**INSTRUCTIONS FOR THE TASK:** Without the pictures, write out all the lines below exactly as they appear.

**DATASET RECORDS:**

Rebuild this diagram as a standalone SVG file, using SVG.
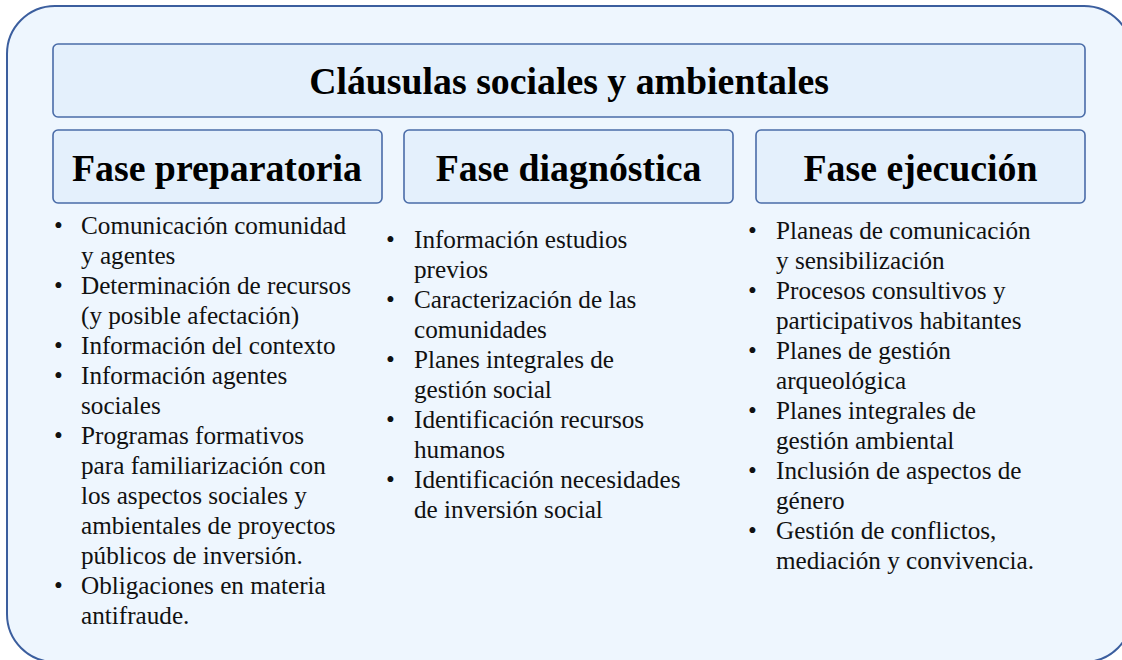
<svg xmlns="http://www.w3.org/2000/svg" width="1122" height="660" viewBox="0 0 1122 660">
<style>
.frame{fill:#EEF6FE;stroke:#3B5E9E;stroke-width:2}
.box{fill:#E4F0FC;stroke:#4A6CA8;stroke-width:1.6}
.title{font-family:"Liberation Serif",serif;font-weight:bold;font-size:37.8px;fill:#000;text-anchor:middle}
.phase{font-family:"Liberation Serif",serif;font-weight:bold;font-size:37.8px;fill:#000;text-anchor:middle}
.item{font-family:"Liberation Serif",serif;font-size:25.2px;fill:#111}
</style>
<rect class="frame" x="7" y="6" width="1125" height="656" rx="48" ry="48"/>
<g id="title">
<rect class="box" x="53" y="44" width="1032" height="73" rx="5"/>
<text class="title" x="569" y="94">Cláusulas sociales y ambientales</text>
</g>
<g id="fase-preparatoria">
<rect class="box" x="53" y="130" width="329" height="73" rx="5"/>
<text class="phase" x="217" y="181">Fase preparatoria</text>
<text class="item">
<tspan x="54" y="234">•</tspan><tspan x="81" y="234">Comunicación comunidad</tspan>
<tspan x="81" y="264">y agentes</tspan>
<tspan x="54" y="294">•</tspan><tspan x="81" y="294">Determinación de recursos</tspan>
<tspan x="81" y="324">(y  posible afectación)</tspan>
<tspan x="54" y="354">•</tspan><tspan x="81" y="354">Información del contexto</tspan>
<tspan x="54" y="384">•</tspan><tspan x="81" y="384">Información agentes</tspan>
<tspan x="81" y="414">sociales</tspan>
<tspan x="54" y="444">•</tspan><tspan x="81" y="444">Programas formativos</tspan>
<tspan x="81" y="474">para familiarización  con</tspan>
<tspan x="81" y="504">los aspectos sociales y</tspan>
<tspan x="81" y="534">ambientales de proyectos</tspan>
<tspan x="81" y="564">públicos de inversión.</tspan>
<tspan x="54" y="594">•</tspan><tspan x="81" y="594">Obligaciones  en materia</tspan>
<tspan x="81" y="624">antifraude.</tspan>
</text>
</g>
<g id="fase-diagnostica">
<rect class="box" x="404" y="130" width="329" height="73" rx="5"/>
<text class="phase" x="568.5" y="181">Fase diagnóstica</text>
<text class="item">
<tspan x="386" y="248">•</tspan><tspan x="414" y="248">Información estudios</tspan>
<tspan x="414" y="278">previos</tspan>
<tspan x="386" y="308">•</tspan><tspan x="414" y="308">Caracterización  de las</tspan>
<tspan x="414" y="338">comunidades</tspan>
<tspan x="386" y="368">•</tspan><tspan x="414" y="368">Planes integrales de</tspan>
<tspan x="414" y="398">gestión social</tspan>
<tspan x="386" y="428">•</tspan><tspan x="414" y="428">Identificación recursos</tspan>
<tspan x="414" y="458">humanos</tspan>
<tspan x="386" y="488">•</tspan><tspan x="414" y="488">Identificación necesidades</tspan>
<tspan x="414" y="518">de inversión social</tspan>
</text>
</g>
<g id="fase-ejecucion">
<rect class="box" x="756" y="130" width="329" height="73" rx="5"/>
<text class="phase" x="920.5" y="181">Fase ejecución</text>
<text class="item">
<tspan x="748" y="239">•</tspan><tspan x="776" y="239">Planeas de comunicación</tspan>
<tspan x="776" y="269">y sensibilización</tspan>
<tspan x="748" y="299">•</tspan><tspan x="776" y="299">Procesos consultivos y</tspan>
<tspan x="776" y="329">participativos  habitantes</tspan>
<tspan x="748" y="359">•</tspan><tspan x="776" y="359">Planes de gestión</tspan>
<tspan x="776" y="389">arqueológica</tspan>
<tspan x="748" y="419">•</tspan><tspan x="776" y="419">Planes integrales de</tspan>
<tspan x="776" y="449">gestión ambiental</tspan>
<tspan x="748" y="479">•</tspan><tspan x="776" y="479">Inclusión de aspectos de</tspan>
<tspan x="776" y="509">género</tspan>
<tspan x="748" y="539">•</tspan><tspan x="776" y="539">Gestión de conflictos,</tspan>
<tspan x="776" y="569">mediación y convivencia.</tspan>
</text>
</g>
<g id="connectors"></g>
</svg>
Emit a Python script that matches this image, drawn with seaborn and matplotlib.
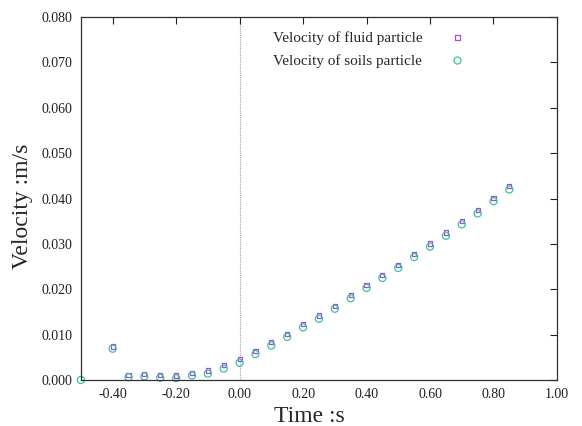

**SOLUTION FOR THIS TASK:**
Rebuild this diagram as a standalone SVG file, using SVG.
<svg xmlns="http://www.w3.org/2000/svg" width="1122" height="660" viewBox="0 0 1122 660">
<style>
.frame{fill:#EEF6FE;stroke:#3B5E9E;stroke-width:2}
.box{fill:#E4F0FC;stroke:#4A6CA8;stroke-width:1.6}
.title{font-family:"Liberation Serif",serif;font-weight:bold;font-size:37.8px;fill:#000;text-anchor:middle}
.phase{font-family:"Liberation Serif",serif;font-weight:bold;font-size:37.8px;fill:#000;text-anchor:middle}
.item{font-family:"Liberation Serif",serif;font-size:25.2px;fill:#111}
</style>
<rect class="frame" x="7" y="6" width="1125" height="656" rx="48" ry="48"/>
<g id="title">
<rect class="box" x="53" y="44" width="1032" height="73" rx="5"/>
<text class="title" x="569" y="94">Cláusulas sociales y ambientales</text>
</g>
<g id="fase-preparatoria">
<rect class="box" x="53" y="130" width="329" height="73" rx="5"/>
<text class="phase" x="217" y="181">Fase preparatoria</text>
<text class="item">
<tspan x="54" y="234">•</tspan><tspan x="81" y="234">Comunicación comunidad</tspan>
<tspan x="81" y="264">y agentes</tspan>
<tspan x="54" y="294">•</tspan><tspan x="81" y="294">Determinación de recursos</tspan>
<tspan x="81" y="324">(y  posible afectación)</tspan>
<tspan x="54" y="354">•</tspan><tspan x="81" y="354">Información del contexto</tspan>
<tspan x="54" y="384">•</tspan><tspan x="81" y="384">Información agentes</tspan>
<tspan x="81" y="414">sociales</tspan>
<tspan x="54" y="444">•</tspan><tspan x="81" y="444">Programas formativos</tspan>
<tspan x="81" y="474">para familiarización  con</tspan>
<tspan x="81" y="504">los aspectos sociales y</tspan>
<tspan x="81" y="534">ambientales de proyectos</tspan>
<tspan x="81" y="564">públicos de inversión.</tspan>
<tspan x="54" y="594">•</tspan><tspan x="81" y="594">Obligaciones  en materia</tspan>
<tspan x="81" y="624">antifraude.</tspan>
</text>
</g>
<g id="fase-diagnostica">
<rect class="box" x="404" y="130" width="329" height="73" rx="5"/>
<text class="phase" x="568.5" y="181">Fase diagnóstica</text>
<text class="item">
<tspan x="386" y="248">•</tspan><tspan x="414" y="248">Información estudios</tspan>
<tspan x="414" y="278">previos</tspan>
<tspan x="386" y="308">•</tspan><tspan x="414" y="308">Caracterización  de las</tspan>
<tspan x="414" y="338">comunidades</tspan>
<tspan x="386" y="368">•</tspan><tspan x="414" y="368">Planes integrales de</tspan>
<tspan x="414" y="398">gestión social</tspan>
<tspan x="386" y="428">•</tspan><tspan x="414" y="428">Identificación recursos</tspan>
<tspan x="414" y="458">humanos</tspan>
<tspan x="386" y="488">•</tspan><tspan x="414" y="488">Identificación necesidades</tspan>
<tspan x="414" y="518">de inversión social</tspan>
</text>
</g>
<g id="fase-ejecucion">
<rect class="box" x="756" y="130" width="329" height="73" rx="5"/>
<text class="phase" x="920.5" y="181">Fase ejecución</text>
<text class="item">
<tspan x="748" y="239">•</tspan><tspan x="776" y="239">Planeas de comunicación</tspan>
<tspan x="776" y="269">y sensibilización</tspan>
<tspan x="748" y="299">•</tspan><tspan x="776" y="299">Procesos consultivos y</tspan>
<tspan x="776" y="329">participativos  habitantes</tspan>
<tspan x="748" y="359">•</tspan><tspan x="776" y="359">Planes de gestión</tspan>
<tspan x="776" y="389">arqueológica</tspan>
<tspan x="748" y="419">•</tspan><tspan x="776" y="419">Planes integrales de</tspan>
<tspan x="776" y="449">gestión ambiental</tspan>
<tspan x="748" y="479">•</tspan><tspan x="776" y="479">Inclusión de aspectos de</tspan>
<tspan x="776" y="509">género</tspan>
<tspan x="748" y="539">•</tspan><tspan x="776" y="539">Gestión de conflictos,</tspan>
<tspan x="776" y="569">mediación y convivencia.</tspan>
</text>
</g>
<g id="connectors"></g>
</svg>
Emit a Python script that matches this image, drawn with seaborn and matplotlib.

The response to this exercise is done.